Today I had a first look at the public beta of tosh, a text-based version of Scratch created by Tim Radvan that I’ve been excited to try out for a while. Although tosh does have an offline app for mac, it’s also available online (and doesn’t use Flash! 🎉). Here’s my first attempt at writing a tosh program:
The tosh syntax is (almost) identical to Scratch, and coding in tosh felt very familiar from the start. There were, however, times when I didn’t know the exact tosh syntax. For example, what is the syntax for a ‘turn’ block? I also couldn’t remember whether it’s ‘goto’ or ‘go to’. The tosh IDE includes some really useful features, including syntax highlighting (the text is colour-coded using the Scratch category colours) and tabbed autocomplete. It was the latter that really helped me get used to writing text-based Scratch very quickly:
The compatibility with Scratch means that existing Scratch resources (including Code Club’s Scratch projects) can be completed using tosh. This means that there’s already a huge amount of tosh learning resources available, and there will be minimal effort required to create new resources for this new text-based language! The familiarity of the tosh syntax will also be a huge benefit to teachers, giving initial confidence when moving to text-based languages for the first time.
In fact, it’s even possible to import and export project files between Scratch and tosh (both use the same .sb2 file extension).
tosh is in beta, and obviously there are a couple of improvements to be made. There’s no colour picker, so coding ‘touching colour’ blocks is quite difficult if using images with non-basic colours. The ‘join’ block syntax also doesn’t look very intuitive in text format (i.e. ‘say join join “hello” name “!”‘ would look much more natural if the ‘say’ block just had multiple input parameters). However, this is a very small price to pay for compatibility with Scratch itself, and this hurdle can be overcome by thinking “how would this look in Scratch?”.
tosh will be invaluable in helping children as they progress from block-based to graphical programming. Children will be writing code in a language that is already familiar to them, albeit using a different input method. They will already understand the concept of the stage, sprites, and how to make sprites do what they want them to.
As Tim puts it on his blog:
I also hope that tosh might let beginners transition to text-based coding: as their creations become larger and more difficult to work with inside Scratch, they can edit them using tosh. They can learn about syntax errors, and how unforgivingly precise computers are, entirely separate from the concern of learning a new programming paradigm.
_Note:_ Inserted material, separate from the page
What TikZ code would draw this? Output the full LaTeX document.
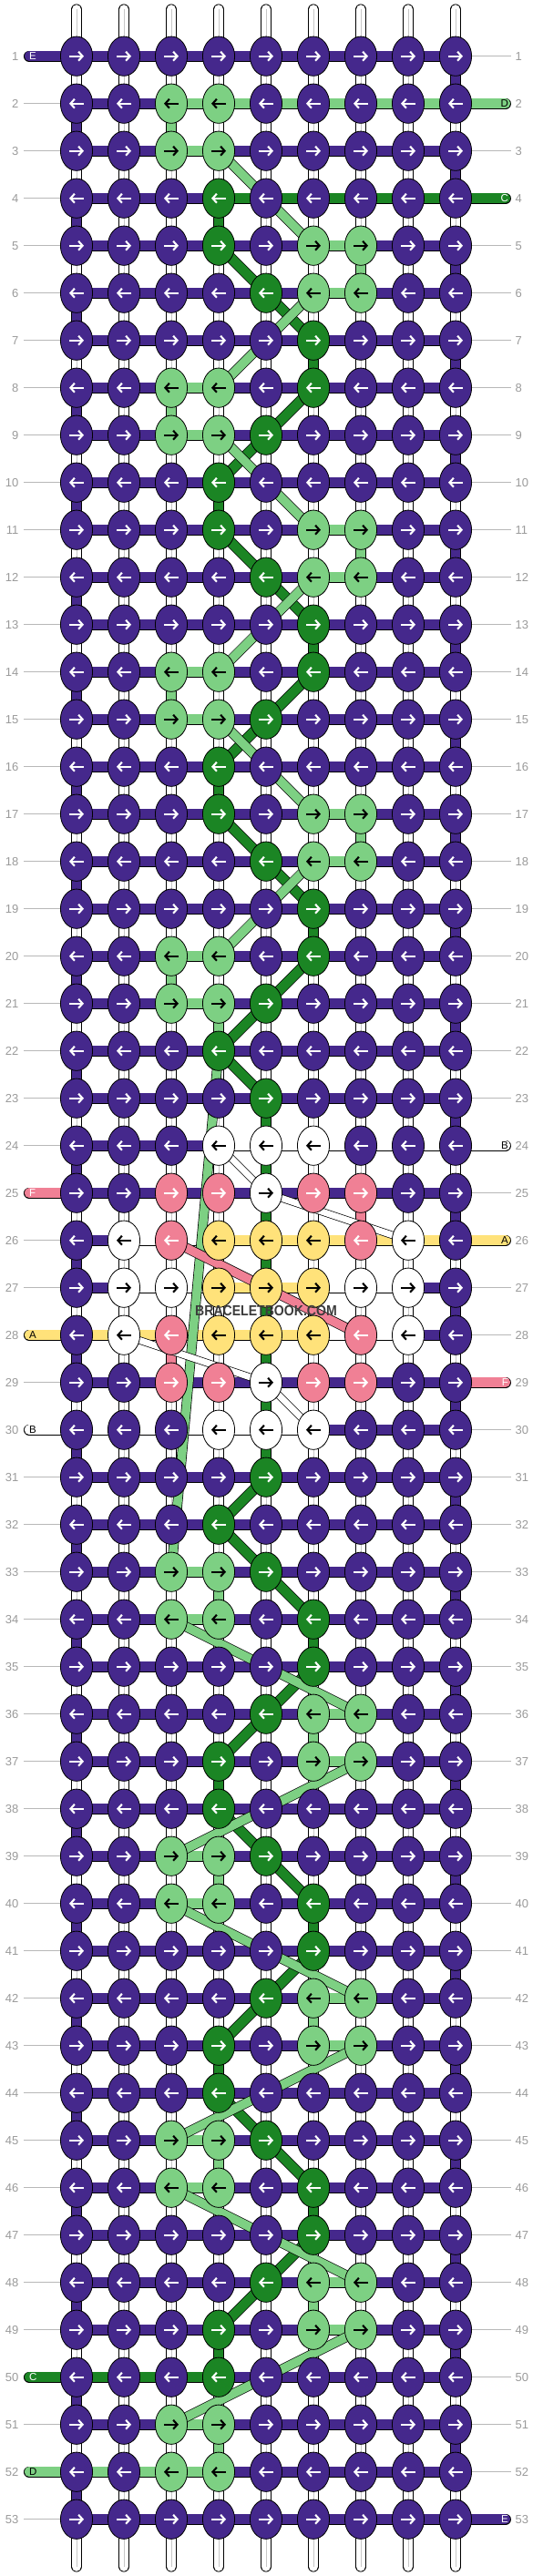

Children could start by recreating some of their existing Scratch projects in tosh, or even opening a Scratch file in tosh and making small amendments to their code. Not only is the syntax familiar to children, it’s also easy to write. Parentheses are kept to a minimum, the ‘end’ keyword means there are no difficult-to-type characters to delimit code, and the autocomplete feature minimises the amount of typing further.
The tosh environment allows children to write text-based programs that have an exciting graphical output, whist hiding the associated boilerplate code. This has been one of the criticisms of using Python with Pygame as an introduction to text-based programming.
tosh looks like a great way to introduce children to text-based programming, and I’m looking forward to using it in my Code Club.